DATA PROVIDED -

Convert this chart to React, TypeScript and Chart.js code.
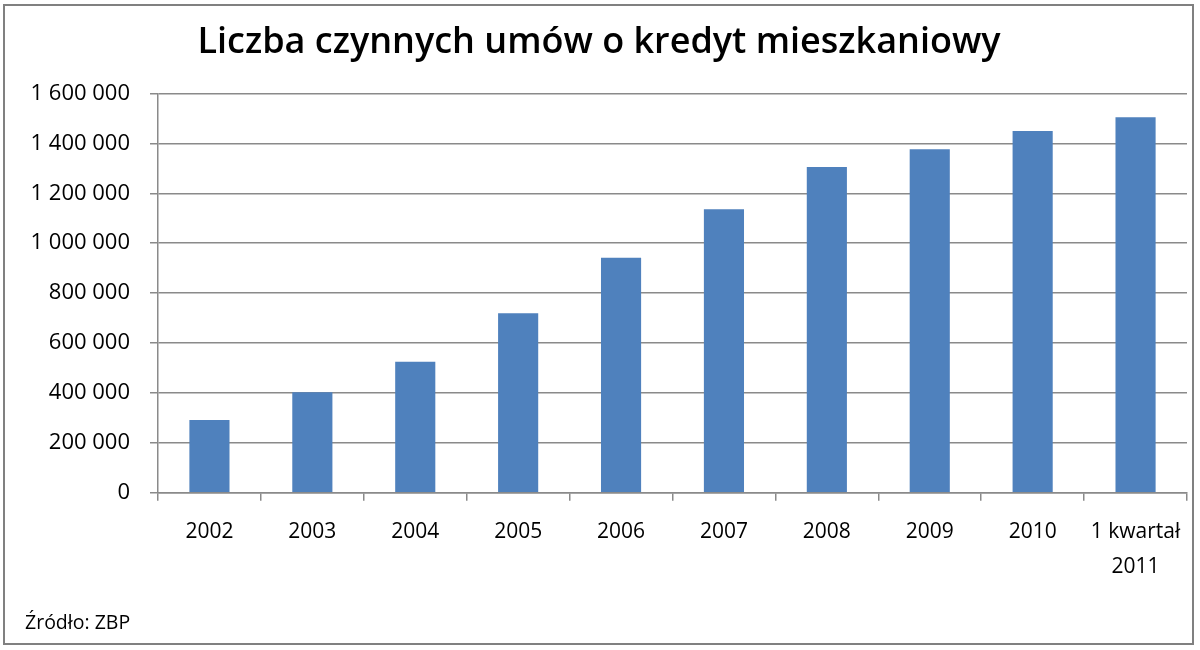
import { useEffect, useRef } from 'react';
import { Chart, registerables } from 'chart.js';

Chart.register(...registerables);

const title = 'Liczba czynnych umów o kredyt mieszkaniowy';
const source = 'Źródło: ZBP';
const categories: (string | string[])[] = [
  '2002', '2003', '2004', '2005', '2006', '2007', '2008', '2009', '2010',
  ['1 kwartał', '2011'],
];
const contracts = [291000, 403000, 525000, 719000, 942000, 1136000, 1305000, 1377000, 1450000, 1505000];
const yMax = 1600000;
const yStep = 200000;

const FONT = '"Open Sans", sans-serif';
const GRID = '#8a8a8a';

const formatNumber = (v: number) => String(v).replace(/\B(?=(\d{3})+(?!\d))/g, ' ');

const sourcePlugin = {
  id: 'sourceNote',
  afterDraw(chart: Chart) {
    const ctx = chart.ctx;
    ctx.save();
    ctx.font = `19.5px ${FONT}`;
    ctx.fillStyle = '#000';
    ctx.textAlign = 'left';
    ctx.textBaseline = 'alphabetic';
    ctx.fillText(source, 25, 629);
    ctx.restore();
  },
};

export default function App() {
  const chartRef = useRef<HTMLCanvasElement>(null);

  useEffect(() => {
    if (!chartRef.current) return;
    const ctx = chartRef.current.getContext('2d');
    if (!ctx) return;

    const chart = new Chart(ctx, {
      type: 'bar',
      data: {
        labels: categories,
        datasets: [{
          label: 'Umowy',
          data: contracts,
          backgroundColor: '#4F81BD',
          barPercentage: 0.39,
          categoryPercentage: 1,
        }],
      },
      options: {
        animation: false,
        responsive: true,
        maintainAspectRatio: false,
        // left padding keeps the title centred on the frame
        layout: { padding: { left: 11, right: 13, top: 0, bottom: 0 } },
        plugins: {
          legend: { display: false },
          tooltip: { enabled: false },
          title: {
            display: true,
            text: title,
            color: '#000',
            font: { family: FONT, size: 36, weight: '600', lineHeight: 1.2 },
            padding: { top: 21, bottom: 29.3 },
          },
        },
        scales: {
          y: {
            min: 0,
            max: yMax,
            afterFit: (s: any) => { s.width = 147; },
            border: { display: true, color: GRID, width: 1.5 },
            grid: { color: GRID, lineWidth: 1.5, drawTicks: true, tickLength: 8 },
            ticks: {
              stepSize: yStep,
              padding: 20,
              color: '#000',
              font: { family: FONT, size: 22 },
              callback: (v: any) => formatNumber(Number(v)),
            },
          },
          x: {
            afterFit: (s: any) => { s.height = 650 - 492.7; },
            border: { display: true, color: GRID, width: 1.5 },
            grid: { display: true, drawOnChartArea: false, drawTicks: true, tickLength: 8, color: GRID, lineWidth: 1.5, offset: true },
            ticks: {
              padding: 14,
              color: '#000',
              maxRotation: 0,
              autoSkip: false,
              font: { family: FONT, size: 21, lineHeight: 1.67 },
            },
          },
        },
      },
      plugins: [sourcePlugin],
    });

    return () => chart.destroy();
  }, []);

  return (
    <div style={{ position: 'absolute', left: 0, top: 0, width: 1200, height: 650, background: '#fff' }}>
      <div style={{ position: 'absolute', left: 3, top: 4, width: 1191, height: 641, border: '2px solid #808080', boxSizing: 'border-box' }} />
      <div style={{ position: 'absolute', left: 0, top: 0, width: 1200, height: 650 }}>
        <canvas ref={chartRef} />
      </div>
    </div>
  );
}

TASK INSTRUCTIONS -
Transcribe the material exactly, leaving every picture out.

RESULT FOR THIS EXERCISE -
Convert this chart to React, TypeScript and Chart.js code.
import { useEffect, useRef } from 'react';
import { Chart, registerables } from 'chart.js';

Chart.register(...registerables);

const title = 'Liczba czynnych umów o kredyt mieszkaniowy';
const source = 'Źródło: ZBP';
const categories: (string | string[])[] = [
  '2002', '2003', '2004', '2005', '2006', '2007', '2008', '2009', '2010',
  ['1 kwartał', '2011'],
];
const contracts = [291000, 403000, 525000, 719000, 942000, 1136000, 1305000, 1377000, 1450000, 1505000];
const yMax = 1600000;
const yStep = 200000;

const FONT = '"Open Sans", sans-serif';
const GRID = '#8a8a8a';

const formatNumber = (v: number) => String(v).replace(/\B(?=(\d{3})+(?!\d))/g, ' ');

const sourcePlugin = {
  id: 'sourceNote',
  afterDraw(chart: Chart) {
    const ctx = chart.ctx;
    ctx.save();
    ctx.font = `19.5px ${FONT}`;
    ctx.fillStyle = '#000';
    ctx.textAlign = 'left';
    ctx.textBaseline = 'alphabetic';
    ctx.fillText(source, 25, 629);
    ctx.restore();
  },
};

export default function App() {
  const chartRef = useRef<HTMLCanvasElement>(null);

  useEffect(() => {
    if (!chartRef.current) return;
    const ctx = chartRef.current.getContext('2d');
    if (!ctx) return;

    const chart = new Chart(ctx, {
      type: 'bar',
      data: {
        labels: categories,
        datasets: [{
          label: 'Umowy',
          data: contracts,
          backgroundColor: '#4F81BD',
          barPercentage: 0.39,
          categoryPercentage: 1,
        }],
      },
      options: {
        animation: false,
        responsive: true,
        maintainAspectRatio: false,
        // left padding keeps the title centred on the frame
        layout: { padding: { left: 11, right: 13, top: 0, bottom: 0 } },
        plugins: {
          legend: { display: false },
          tooltip: { enabled: false },
          title: {
            display: true,
            text: title,
            color: '#000',
            font: { family: FONT, size: 36, weight: '600', lineHeight: 1.2 },
            padding: { top: 21, bottom: 29.3 },
          },
        },
        scales: {
          y: {
            min: 0,
            max: yMax,
            afterFit: (s: any) => { s.width = 147; },
            border: { display: true, color: GRID, width: 1.5 },
            grid: { color: GRID, lineWidth: 1.5, drawTicks: true, tickLength: 8 },
            ticks: {
              stepSize: yStep,
              padding: 20,
              color: '#000',
              font: { family: FONT, size: 22 },
              callback: (v: any) => formatNumber(Number(v)),
            },
          },
          x: {
            afterFit: (s: any) => { s.height = 650 - 492.7; },
            border: { display: true, color: GRID, width: 1.5 },
            grid: { display: true, drawOnChartArea: false, drawTicks: true, tickLength: 8, color: GRID, lineWidth: 1.5, offset: true },
            ticks: {
              padding: 14,
              color: '#000',
              maxRotation: 0,
              autoSkip: false,
              font: { family: FONT, size: 21, lineHeight: 1.67 },
            },
          },
        },
      },
      plugins: [sourcePlugin],
    });

    return () => chart.destroy();
  }, []);

  return (
    <div style={{ position: 'absolute', left: 0, top: 0, width: 1200, height: 650, background: '#fff' }}>
      <div style={{ position: 'absolute', left: 3, top: 4, width: 1191, height: 641, border: '2px solid #808080', boxSizing: 'border-box' }} />
      <div style={{ position: 'absolute', left: 0, top: 0, width: 1200, height: 650 }}>
        <canvas ref={chartRef} />
      </div>
    </div>
  );
}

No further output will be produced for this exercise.